How these alternatives are specified depends on the interface used by the application. For the first two alternatives that pertain to a SELECT statement:

  • In ODBC, lost updates cannot occur because the application must specify a cursor concurrency parameter to the SQLSetStmtAttr function when declaring an updatable cursor. This parameter is one of SQL_CONCUR_LOCK, SQL_CONCUR_VALUES, SQL CONCUR_READ_ONLY, or SQL_CONCUR_TIMESTAMP. For SQL_CONCUR_LOCK, the database server acquires row intent locks. For SQL_CONCUR_VALUES and SQL_CONCUR_TIMESTAMP, a value-sensitive cursor is used. SQL_CONCUR_READ_ONLY is used for read-only cursors, and is the default.

  • In JDBC, the concurrency setting for a statement is similar to that of ODBC. The iAnywhere JDBC driver supports the JDBC concurrency values RESULTSET_CONCUR_READ_ONLY and RESULTSET_CONCUR_UPDATABLE. The first value corresponds to the ODBC concurrency setting SQL_CONCUR_READ_ONLY and specifies a read-only statement. The second value corresponds to the ODBC SQL_CONCUR_LOCK setting, so row intent locks are used to prevent lost updates. Note that value-sensitive cursors cannot be specified directly in the JDBC 3.0 specification.

  • In jConnect, updatable cursors are supported at the API level, but the underlying implementation (using TDS) does not support updates through a cursor. Instead, jConnect sends a separate UPDATE statement to the database server to update the specific row. To avoid lost updates, the application must run at isolation level 2 or higher. Alternatively, the application can issue separate UPDATE statements from the cursor, but you must ensure that the UPDATE statement verifies that the row values have not been altered since the row was read by placing appropriate conditions in the UPDATE statement's WHERE clause.

  • In embedded SQL, a concurrency specification can be set by including syntax within the SELECT statement itself, or in the cursor declaration. In the SELECT statement, the syntax SELECT ... FOR UPDATE BY LOCK causes the database server to acquire intent row locks on the result set.

    Alternatively, SELECT ... FOR UPDATE BY [ VALUES | TIMESTAMP ] causes the database server to change the cursor type to a value-sensitive cursor, so that if a specific row has been changed since the row was last read through the cursor, the application receives either a warning (SQLE_ROW_UPDATED_WARNING) on a FETCH statement, or an error (SQLE_ROW_UPDATED_SINCE_READ) on an UPDATE WHERE CURRENT OF statement.

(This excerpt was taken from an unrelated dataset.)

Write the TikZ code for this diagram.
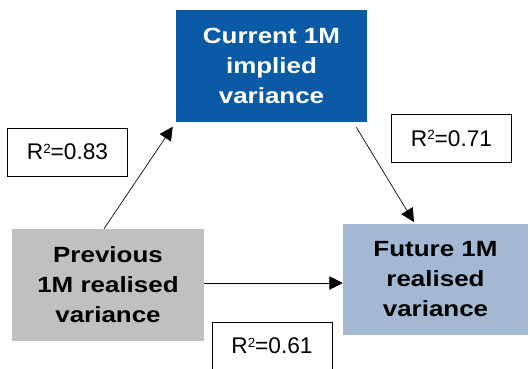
\documentclass[tikz,border=0pt]{standalone}
\usepackage{fontspec}
\setmainfont{Liberation Sans}
\newfontfamily\widefont[FakeStretch=1.18]{Liberation Sans}
\usetikzlibrary{arrows.meta}
\definecolor{implblue}{RGB}{11,90,166}
\definecolor{futblue}{RGB}{163,185,211}
\definecolor{prevgrey}{RGB}{192,192,192}
\newcommand{\rsq}[1]{R\raisebox{5pt}{\fontsize{10}{10}\selectfont 2}=#1}

\begin{document}
\begin{tikzpicture}[x=0.75pt, y=-0.75pt,
    varbox/.style={align=center, inner sep=0pt, font=\widefont\bfseries\fontsize{16.5}{22.5}\selectfont},
    rsqbox/.style={draw, line width=0.75pt, inner sep=0pt, minimum width=90pt, minimum height=36pt,
                   font=\fontsize{17}{19}\selectfont},
    link/.style={line width=0.5pt, -{Triangle[length=10pt, width=10pt]}}]
    \clip (0,0) rectangle (530,368);
    % variance boxes
    \node[varbox, fill=implblue, text=white, minimum width=143.25pt, minimum height=84pt]
      (cur) at (271.5,66) {Current 1M\\implied\\variance};
    \node[varbox, fill=prevgrey, minimum width=144pt, minimum height=84pt]
      (prev) at (108,285) {Previous\\1M realised\\variance};
    \node[varbox, fill=futblue, minimum width=138.75pt, minimum height=83.25pt]
      (fut) at (435.5,279.5) {Future 1M\\realised\\variance};
    % R^2 labels
    \node[rsqbox] (r83) at (67.5,152) {\rsq{0.83}};
    \node[rsqbox] (r71) at (451.5,138.5) {\rsq{0.71}};
    \node[rsqbox] (r61) at (272,346) {\rsq{0.61}};
    % links
    \draw[link, shorten >=4pt] ([xshift=-3pt]prev.north) -- (cur.south west);
    \draw[link, shorten <=4.5pt, shorten >=1.5pt] ([xshift=-10.5pt]cur.south east) -- ([xshift=-15.4pt]fut.north);
    \draw[link] ([yshift=1.5pt]prev.east) -- ([yshift=1.5pt]prev.east -| fut.west);
\end{tikzpicture}
\end{document}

If the row was deleted, the application also receives an error (SQLE_NO_CURRENT_ROW).

FETCH FOR UPDATE functionality is also supported by the embedded SQL and ODBC interfaces, although the details differ depending on the API that is used.

In embedded SQL, the application uses FETCH FOR UPDATE, rather than FETCH, to cause an intent lock to be acquired on the row. In ODBC, the application uses the API call SQLSetPos with the operation argument SQL_POSITION or SQL_REFRESH, and the lock type argument SQL_LOCK_EXCLUSIVE, to acquire an intent lock on a row. In SQL Anywhere, these are long-term locks that are held until the transaction commits or rolls back.